What do you call a suicide bomber who claims to be able to see the future?

A Tarot-ist.

I love playing with my Oiuja board.

It’s the only game I can still play with my grandparents.

OK, I’m stumped.

Reference to a ‘cat o’ nine tails’?

the (supposed) nine lives of cats.
But I don’t get the Peter pumpkin one ? :thinking:

Ah, thanks.

Cindi’s diaphram turned into a pumpkin after midnight, but Peter Peter pumpkin eater took care of business.

And Peter Peter pumpkin eater is…? a song? a fairy tale?

Sarah was in the fertilized egg business. She had several hundred young pullets and ten roosters to fertilize the eggs.

She kept records and any rooster not performing went into the soup pot and was replaced. This took a lot of time, so she bought some tiny bells and attached them to her roosters. Each bell had a different tone, so she could tell from a distance which rooster was performing. Now, she could sit on the porch and fill out an efficiency report by just listening to the bells. Sarah’s favorite rooster, old Butch, was a very fine specimen but, this morning she noticed old Butch’s bell hadn’t rung at all!

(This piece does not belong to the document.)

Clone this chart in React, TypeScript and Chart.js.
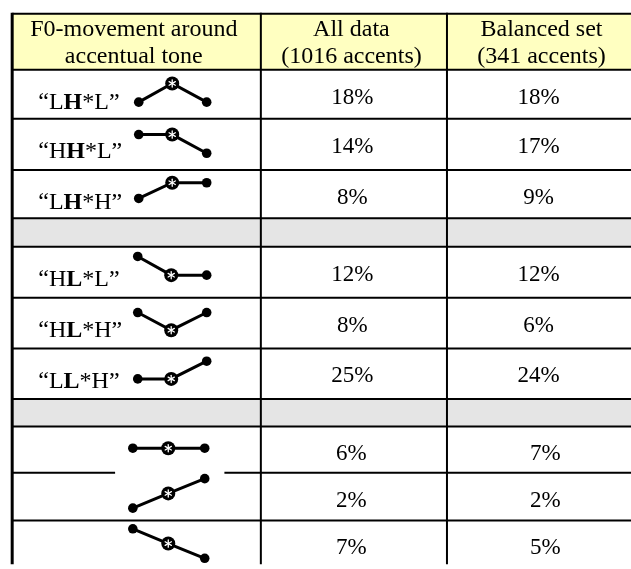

When she went to investigate, she saw the other roosters were busy chasing pullets, bells-a-ringing, but the pullets hearing the roosters coming, would run for cover. To Sarah’s amazement, old Butch had his bell in his beak, so it couldn’t ring. He’d sneak up on a pullet, do his job, and walk on to the next one. Sarah was so proud of old Butch, she entered him in a Show and he became an overnight sensation among the judges.

The result was the judges not only awarded old Butch the “No Bell Peace Prize” they also awarded him the “Pulletsurprise” as well.

Clearly old Butch was a politician in the making.

(Stolen from elsewhen) (and FB)

It’s a nursery rhyme, as others have explained but the rest the rhyme beyond this point is irrelevant to the joke. Anybody who grew up hearing that one will instantly know who “Peter Peter” is without needing to hear anything else.

Ok, thanks. I lacked the cultural reference.

Car salesman: How do you think we keep the cars here so shiny?

Client: Polish?

Salesman: Jak mýslisz jak trzymamysamochody tutaj tak błyszczące?